I really wanted to tell her, "Be glad you had someone to call yours and yours alone, even if it was for a few short years. It's better than a lifetime of feeling you were never good enough*, that something about you was fundamentally broken or flawed and no one will tell you what it is." But that would make me an insensitive jerk and bad friend.

So I keep moving forward, until that option is taken away from me. I just hope I don't have to wait another 38 years.

(*never good enough includes being being passed over for a woman 15 years my senior with 2 kids, and a woman who wound up dying from a drug problem. What on EARTH is wrong with me that either of those options seemed more appealing to the guys I was interested in at the time? Fuck.)

Saturday, October 23, 2010

Sunday, September 26, 2010

Thoughts on coming home to toilet paper in my trees

1. D for effort. You did get some nice height in the silver maple, but totally skipped the apple tree. Minimal effort expended on the oak.

2. Thanks for the free material to pick up dog poop with, I guess.

3. The wrapping
came from a dollar store. If your household products are obtained by making a special trip to the dollar store, it's probably not in your best fiduciary interest to be dispersing said household products willy-nilly throughout the neighborhood.

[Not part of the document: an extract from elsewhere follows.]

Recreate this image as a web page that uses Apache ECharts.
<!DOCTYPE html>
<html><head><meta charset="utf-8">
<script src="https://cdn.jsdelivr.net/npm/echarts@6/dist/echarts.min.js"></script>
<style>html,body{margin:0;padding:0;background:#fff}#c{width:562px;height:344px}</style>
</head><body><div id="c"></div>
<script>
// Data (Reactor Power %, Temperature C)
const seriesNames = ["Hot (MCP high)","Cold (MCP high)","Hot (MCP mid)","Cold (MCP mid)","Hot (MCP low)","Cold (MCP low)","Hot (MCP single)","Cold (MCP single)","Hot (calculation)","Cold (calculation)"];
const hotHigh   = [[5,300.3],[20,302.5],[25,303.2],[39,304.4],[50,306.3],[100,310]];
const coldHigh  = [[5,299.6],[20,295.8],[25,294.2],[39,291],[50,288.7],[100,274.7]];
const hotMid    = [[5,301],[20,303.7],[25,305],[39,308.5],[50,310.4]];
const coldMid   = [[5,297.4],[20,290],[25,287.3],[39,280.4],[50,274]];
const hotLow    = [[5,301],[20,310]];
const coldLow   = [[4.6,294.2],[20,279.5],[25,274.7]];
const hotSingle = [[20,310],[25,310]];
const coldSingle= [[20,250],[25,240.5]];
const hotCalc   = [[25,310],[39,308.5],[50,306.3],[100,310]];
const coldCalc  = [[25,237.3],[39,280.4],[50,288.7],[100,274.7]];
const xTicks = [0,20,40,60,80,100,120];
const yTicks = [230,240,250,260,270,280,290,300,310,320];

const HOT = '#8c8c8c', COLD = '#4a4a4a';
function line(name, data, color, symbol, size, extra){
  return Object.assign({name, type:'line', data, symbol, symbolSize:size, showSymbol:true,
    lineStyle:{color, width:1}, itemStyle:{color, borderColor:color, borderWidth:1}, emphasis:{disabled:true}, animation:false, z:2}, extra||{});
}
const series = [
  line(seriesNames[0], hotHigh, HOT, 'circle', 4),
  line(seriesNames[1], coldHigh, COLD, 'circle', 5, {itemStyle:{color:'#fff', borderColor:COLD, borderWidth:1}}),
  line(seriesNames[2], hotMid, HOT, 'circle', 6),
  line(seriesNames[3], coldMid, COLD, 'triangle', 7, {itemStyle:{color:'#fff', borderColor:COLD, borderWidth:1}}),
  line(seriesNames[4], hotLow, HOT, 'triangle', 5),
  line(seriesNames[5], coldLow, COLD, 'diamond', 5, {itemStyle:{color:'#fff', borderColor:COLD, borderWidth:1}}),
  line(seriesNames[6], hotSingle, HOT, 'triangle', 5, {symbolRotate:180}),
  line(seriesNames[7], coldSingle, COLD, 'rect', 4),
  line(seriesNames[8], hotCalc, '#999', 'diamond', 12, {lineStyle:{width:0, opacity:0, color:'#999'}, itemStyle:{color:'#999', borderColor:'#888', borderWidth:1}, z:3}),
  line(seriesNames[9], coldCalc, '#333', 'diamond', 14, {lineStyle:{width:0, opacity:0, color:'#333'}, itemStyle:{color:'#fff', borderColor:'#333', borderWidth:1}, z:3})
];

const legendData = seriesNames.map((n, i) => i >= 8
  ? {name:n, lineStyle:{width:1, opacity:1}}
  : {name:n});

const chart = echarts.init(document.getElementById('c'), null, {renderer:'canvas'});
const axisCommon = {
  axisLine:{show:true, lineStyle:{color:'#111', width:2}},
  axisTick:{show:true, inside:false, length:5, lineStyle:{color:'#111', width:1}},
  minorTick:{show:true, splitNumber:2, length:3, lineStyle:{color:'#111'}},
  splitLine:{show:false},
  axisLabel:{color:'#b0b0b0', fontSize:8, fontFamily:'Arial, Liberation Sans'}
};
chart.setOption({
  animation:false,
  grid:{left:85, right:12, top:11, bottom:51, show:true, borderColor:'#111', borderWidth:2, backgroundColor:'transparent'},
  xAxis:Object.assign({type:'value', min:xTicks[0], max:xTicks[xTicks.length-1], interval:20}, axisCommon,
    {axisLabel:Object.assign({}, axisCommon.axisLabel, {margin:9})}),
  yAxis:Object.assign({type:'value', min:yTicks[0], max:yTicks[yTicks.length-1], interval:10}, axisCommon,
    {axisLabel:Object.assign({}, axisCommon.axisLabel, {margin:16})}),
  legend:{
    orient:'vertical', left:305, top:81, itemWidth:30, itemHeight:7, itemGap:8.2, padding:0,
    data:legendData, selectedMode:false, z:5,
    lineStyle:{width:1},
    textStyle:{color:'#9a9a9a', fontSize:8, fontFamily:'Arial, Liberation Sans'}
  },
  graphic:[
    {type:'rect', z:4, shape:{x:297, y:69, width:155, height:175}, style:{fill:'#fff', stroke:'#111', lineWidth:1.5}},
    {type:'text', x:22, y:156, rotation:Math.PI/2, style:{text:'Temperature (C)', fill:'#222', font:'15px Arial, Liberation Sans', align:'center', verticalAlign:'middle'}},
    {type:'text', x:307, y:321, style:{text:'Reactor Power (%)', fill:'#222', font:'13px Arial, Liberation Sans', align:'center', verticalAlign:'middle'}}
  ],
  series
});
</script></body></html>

4. The wrapper was for a 12 pack. Where are the other 10 rolls? A mystery for the ages....


5. The duct tape you strung to cross the street between the telephone pole on the opposite corner to my corner? Thank you for using the stop s
ign instead of my fence to anchor it. I do not condone this, however, as this is a misuse of duct tape. Duct tape is a versatile and valuable commodity. You are disrespecting it by using it as a TP substitute.

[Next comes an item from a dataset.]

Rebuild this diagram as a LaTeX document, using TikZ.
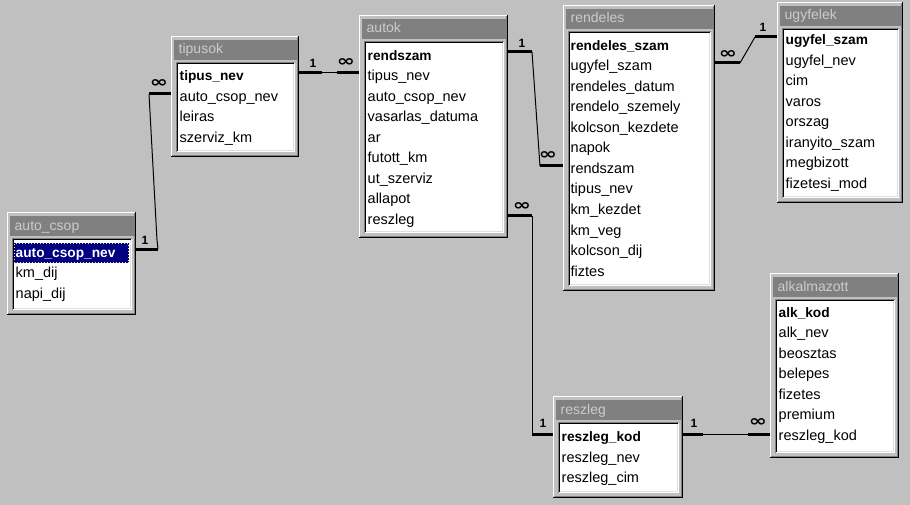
\documentclass[tikz,border=0pt]{standalone}
\usepackage{fontspec}
\usepackage{graphicx}
\setmainfont{Liberation Sans}
\newfontfamily\symf{DejaVu Sans}
\definecolor{bgc}{HTML}{C0C0C0}
\definecolor{dgrey}{HTML}{808080}
\definecolor{lgrey}{HTML}{DFDFDF}
\definecolor{ttltext}{HTML}{CCCCCC}
\definecolor{navy}{HTML}{000080}
\definecolor{focusc}{HTML}{E8E8A0}
\tikzset{
  fld/.style={anchor=west, inner sep=0, text height=11pt, text depth=3pt, font=\fontsize{14.5}{16}\selectfont},
  keyfld/.style={fld, font=\fontsize{13.7}{16}\selectfont\bfseries},
  ttl/.style={anchor=west, inner sep=0, text height=11pt, text depth=3pt, text=ttltext, font=\fontsize{14}{16}\selectfont},
  thinln/.style={line width=1pt, black},
  thickln/.style={line width=3pt, black},
  card/.style={inner sep=0, font=\fontsize{12}{13}\selectfont\bfseries},
  many/.style={inner sep=0, font=\symf\bfseries\fontsize{15}{16}\selectfont},
}
\newcommand{\infsym}{\scalebox{1.45}[1.05]{∞}}
% name, l, t, r, b, title
\newcommand{\acctbl}[6]{%
  \node[inner sep=0, minimum width={#4pt-#2pt}, minimum height={#5pt-#3pt}, anchor=north west] (#1) at (#2,#3) {};
  \fill[black] (#2,#3) rectangle (#4,#5);
  \fill[white] (#2,#3) rectangle (#4-1,#5-1);
  \fill[dgrey] (#2+1,#3+1) rectangle (#4-1,#5-1);
  \fill[bgc] (#2+1,#3+1) rectangle (#4-2,#5-2);
  \fill[dgrey] (#2+2.5,#3+4) rectangle (#4-2.5,#3+24);
  \fill[dgrey] (#2+4.5,#3+26) rectangle (#4-4.5,#5-5);
  \fill[white] (#2+5.5,#3+27) rectangle (#4-4.5,#5-5);
  \fill[black] (#2+5.5,#3+27) rectangle (#4-5.5,#5-6);
  \fill[lgrey] (#2+6.5,#3+28) rectangle (#4-5.5,#5-6);
  \fill[white] (#2+6.5,#3+28) rectangle (#4-6.5,#5-7);
  \node[ttl] (#1-title) at (#2+7.5,#3+14) {#6};
}
% name, x, y0, key, others
\newcommand{\accfields}[5]{%
  \node[keyfld] (#1-0) at (#2,#3) {#4};
  \foreach \f [count=\i] in {#5} \node[fld] (#1-\i) at (#2,#3+\i*20.5) {\f};
}
\begin{document}
\begin{tikzpicture}[x=1pt,y=-1pt]
\useasboundingbox (0,0) rectangle (910,505);
\fill[bgc] (0,0) rectangle (910,505);

% tables
\acctbl{autocsop}{7}{212}{136}{315}{auto\_csop}
\fill[navy] (14,243) rectangle (129,263);
\node[keyfld, text=white] (autocsop-0) at (15.5,253.3) {auto\_csop\_nev};
\draw[focusc, line width=1pt, dotted] (14.5,243.5) rectangle (128.5,262.5);
\foreach \f [count=\i] in {km\_dij, napi\_dij} \node[fld] (autocsop-\i) at (15.5,253.3+\i*20.5) {\f};

\acctbl{tipusok}{171}{36}{299}{157}{tipusok}
\accfields{tipusok}{179.5}{76.7}{tipus\_nev}{auto\_csop\_nev, leiras, szerviz\_km}

\acctbl{autok}{359}{15}{508}{238}{autok}
\accfields{autok}{367.5}{56.5}{rendszam}{tipus\_nev, auto\_csop\_nev, vasarlas\_datuma, ar, futott\_km, ut\_szerviz, allapot, reszleg}

\acctbl{rendeles}{563}{5}{715}{291}{rendeles}
\accfields{rendeles}{570.5}{46.5}{rendeles\_szam}{ugyfel\_szam, rendeles\_datum, rendelo\_szemely, kolcson\_kezdete, napok, rendszam, tipus\_nev, km\_kezdet, km\_veg, kolcson\_dij, fiztes}

\acctbl{ugyfelek}{777}{2}{903}{203}{ugyfelek}
\accfields{ugyfelek}{785.5}{40.7}{ugyfel\_szam}{ugyfel\_nev, cim, varos, orszag, iranyito\_szam, megbizott, fizetesi\_mod}

\acctbl{alkalmazott}{770}{273}{899}{458}{alkalmazott}
\accfields{alkalmazott}{778.5}{313.3}{alk\_kod}{alk\_nev, beosztas, belepes, fizetes, premium, reszleg\_kod}

\acctbl{reszleg}{553}{396}{683}{498}{reszleg}
\accfields{reszleg}{561.5}{437.7}{reszleg\_kod}{reszleg\_nev, reszleg\_cim}

% connector: tipusok -- autok
\coordinate (c1a) at (322,73);
\coordinate (c1b) at (337,73);
\draw[thickln] (tipusok.east |- c1a) -- (c1a);
\draw[thinln] (c1a) -- (c1b);
\draw[thickln] (c1b) -- (autok.west |- c1b);
\node[card] (l1a) at (313,63) {1};
\node[many] (l1b) at (346,63) {\infsym};

% connector: auto_csop -- tipusok
\coordinate (c2a) at (158,249);
\coordinate (c2m) at (157,240);
\coordinate (c2b) at (149,94);
\draw[thickln] (autocsop.east |- c2a) -- (c2a);
\draw[thinln] (c2a) -- (c2m) -- (c2b);
\draw[thickln] (c2b) -- (tipusok.west |- c2b);
\node[card] (l2a) at (145,240) {1};
\node[many] (l2b) at (159,84) {\infsym};

% connector: autok -- rendeles
\coordinate (c3a) at (532,52);
\coordinate (c3b) at (540,166);
\draw[thickln] (autok.east |- c3a) -- (c3a);
\draw[thinln] (c3a) -- (c3b);
\draw[thickln] (c3b) -- (rendeles.west |- c3b);
\node[card] (l3a) at (522,43) {1};
\node[many] (l3b) at (548,156) {\infsym};

% connector: autok -- reszleg
\coordinate (c4a) at (532,216);
\coordinate (c4b) at (532,434);
\draw[thickln] (autok.east |- c4a) -- (c4a);
\draw[thinln] (c4a) -- (c4b);
\draw[thickln] (c4b) -- (reszleg.west |- c4b);
\node[many] (l4a) at (522,207) {\infsym};
\node[card] (l4b) at (543,423) {1};

% connector: rendeles -- ugyfelek
\coordinate (c5a) at (740,63);
\coordinate (c5b) at (755,37);
\draw[thickln] (rendeles.east |- c5a) -- (c5a);
\draw[thinln] (c5a) -- (c5b);
\draw[thickln] (c5b) -- (ugyfelek.west |- c5b);
\node[many] (l5a) at (728,55) {\infsym};
\node[card] (l5b) at (763,27) {1};

% connector: reszleg -- alkalmazott
\coordinate (c6a) at (703,434);
\coordinate (c6b) at (748,434);
\draw[thickln] (reszleg.east |- c6a) -- (c6a);
\draw[thinln] (c6a) -- (c6b);
\draw[thickln] (c6b) -- (alkalmazott.west |- c6b);
\node[card] (l6a) at (694,423) {1};
\node[many] (l6b) at (758,423) {\infsym};
\end{tikzpicture}
\end{document}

6. The candy-stripe effect you tried on one fence rail out of over 2 dozen fell short. B+ for idea, D- for execution and effort.

7. It's not Halloween yet.

8. Welp, at least it's not spray paint or the remnants of a car crashing through it.











9. Or the boards yanked off, and the finials unscrewed. A bit of Gorilla Glue is keeping *that* from ever happening again, isn't it, you little bastards. It was suggested to me by more than one person that applying paint laced with ground glass shards to the finials would be "overreacting". You call it "overreacting", I call it, "teaching a valuable and memorable life lesson to not touch things that don't belong to you, especially if you are doing it with the intent to fuck around."

10. I am fortunate to live in a neighborhood where the worst thing that happens to my property is once in a blue moon, some TP winds up in the trees.

Saturday, September 25, 2010

Dear people who stumble across this blog,

I would like your opinion.

Have you ever had a horrible job that you were reluctant to/slow to leave?

I'm talking about the kind of work situation that thinking about it made you feel physically ill.

You dreaded going to it and hated being at it because your coworkers were hostile morons that acted unprofessionally, management was only slightly more competent than a cageful of monkeys having a poo-flinging contest, your job and/or professional licensure was at threat of being put on the line every time you stepped foot in the door, yet you hung on to this job anyway and kept putting off job hunting because... well, you just didn't know why, at the time.

Why were you reluctant to leave? What kept you there?

How did you arrive at the decision to leave?

If you are one of those people that don't let "little" things like what I've described above bother you, and can work under ANY circumstance, despite how psychologically taxing it is, what are your tricks?

This was a situation I've dealt with myself in the recent past, a friend is going through it now, and I'd like more insight into this matter. Thank you for your time.